We can easily write down an equation for the Pedal Circle of a point p:q:r. Suppose that this has the form
EPC(p,q,r,x,y,z) = 0. We also suppose that the circle on PP* as diameter has equation EDC(p,q,r,x,y,z) = 0.
In each case, we can choose equations with left-hand-side which is cubic in p,q,r and quadratic in x,y,z.

Theorem 3
Suppose that we have points P = p:q:r and Q = u:v:w, with Q ≠ P, P*.
Equations uvwEPC(p,q,r,x,y,z)-pqrEPC(u,v,w,x,y,z) = 0 and uvwEDC(p,q,r,x,y,z)-pqrEDC(u,v,w,x,y,z) = 0
define the same circle. This is our circle C(P,Q).

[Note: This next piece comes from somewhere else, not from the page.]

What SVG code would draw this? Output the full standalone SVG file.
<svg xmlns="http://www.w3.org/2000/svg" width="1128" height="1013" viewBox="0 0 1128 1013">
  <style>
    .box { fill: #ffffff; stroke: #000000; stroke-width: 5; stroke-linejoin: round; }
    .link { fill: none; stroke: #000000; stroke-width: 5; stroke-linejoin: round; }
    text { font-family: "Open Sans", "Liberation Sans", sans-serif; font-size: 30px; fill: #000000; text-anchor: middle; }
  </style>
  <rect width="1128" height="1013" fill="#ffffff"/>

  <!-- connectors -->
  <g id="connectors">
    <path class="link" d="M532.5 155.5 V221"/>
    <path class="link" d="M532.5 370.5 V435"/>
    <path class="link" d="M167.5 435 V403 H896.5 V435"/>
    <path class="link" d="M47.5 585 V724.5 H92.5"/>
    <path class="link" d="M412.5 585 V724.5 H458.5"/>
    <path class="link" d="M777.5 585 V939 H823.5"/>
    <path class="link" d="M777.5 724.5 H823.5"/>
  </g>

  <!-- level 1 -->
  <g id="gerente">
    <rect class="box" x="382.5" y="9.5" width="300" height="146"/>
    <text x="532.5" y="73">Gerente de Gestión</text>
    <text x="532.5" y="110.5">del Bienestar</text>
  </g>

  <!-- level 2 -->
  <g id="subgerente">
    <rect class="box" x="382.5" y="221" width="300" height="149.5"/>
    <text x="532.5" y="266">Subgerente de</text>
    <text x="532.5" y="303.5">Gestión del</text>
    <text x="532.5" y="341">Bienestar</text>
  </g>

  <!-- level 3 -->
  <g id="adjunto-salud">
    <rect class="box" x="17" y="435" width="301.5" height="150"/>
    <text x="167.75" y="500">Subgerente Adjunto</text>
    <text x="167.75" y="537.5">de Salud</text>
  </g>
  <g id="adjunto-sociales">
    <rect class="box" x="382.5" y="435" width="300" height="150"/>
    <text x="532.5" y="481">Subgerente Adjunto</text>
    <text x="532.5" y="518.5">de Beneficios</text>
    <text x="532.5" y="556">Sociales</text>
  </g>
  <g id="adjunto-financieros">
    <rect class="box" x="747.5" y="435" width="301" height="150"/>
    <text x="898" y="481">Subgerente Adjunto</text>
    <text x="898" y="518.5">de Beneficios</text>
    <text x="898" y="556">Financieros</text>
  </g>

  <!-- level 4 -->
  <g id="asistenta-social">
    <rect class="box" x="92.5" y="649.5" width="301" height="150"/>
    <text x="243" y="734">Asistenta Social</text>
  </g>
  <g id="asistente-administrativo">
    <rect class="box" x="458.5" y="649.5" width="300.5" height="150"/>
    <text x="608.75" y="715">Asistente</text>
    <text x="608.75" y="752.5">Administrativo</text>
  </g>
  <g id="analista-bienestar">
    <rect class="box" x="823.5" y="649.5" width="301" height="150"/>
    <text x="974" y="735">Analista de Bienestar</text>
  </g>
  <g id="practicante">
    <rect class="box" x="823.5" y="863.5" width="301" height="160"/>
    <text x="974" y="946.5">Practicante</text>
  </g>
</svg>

The fact that the two equations give the same circle C'(P,Q) is a matter of Maple computation.
>From the equations, C'(P,Q) belongs to the coaxal family F(P,Q) defined by PC(P) and PC(Q). Similarly,
it belongs to the coaxal family G(P,Q) defined by DC(P) and DC(Q).
Any circle (real or otherwise) orthogonal to PC(P) and PC(Q) is centred on L(P,Q) and passes through the
limit points of the family (which may not be real). It is therefore orthogonal to C'(P,Q).
Similarly, any circle orthogonal to DC(P) and DC(Q) is centered on L'(P,Q) and is orthogonal to C'(P,Q).
Thus C'(P,Q) contains the intersections of PC(P) and PC(Q), and those of DC(P) and DC(Q) since these
are "point-circles" orthogonal to the given pairs. Of course, these need not be real.
These intersections are also on our circle C(P,Q) - for the same reason - so C'(P,Q) = C(P,Q).

Theorem 4
Suppose that we have points P and Q, with Q ≠ P, P*.
In general, the centre of the circle C(P,Q) is the intersection of
(a) the line joining the mid-points of PP* and QQ*, and
(b) the line which is the dual of the infinite point of L"(P,Q).

The case P = G
The circle C(P,Q) has centre at the intersection of the lines joining
(a) X597 and the mid-point of P and P*
(b) G and the mid-point of the isotomic conjugates of the infinite points on T'(P) and T'(P*).

In the above, the second line may also be described as the line joining
(c) G and the barycentric product of the infinite points mentioned in (b).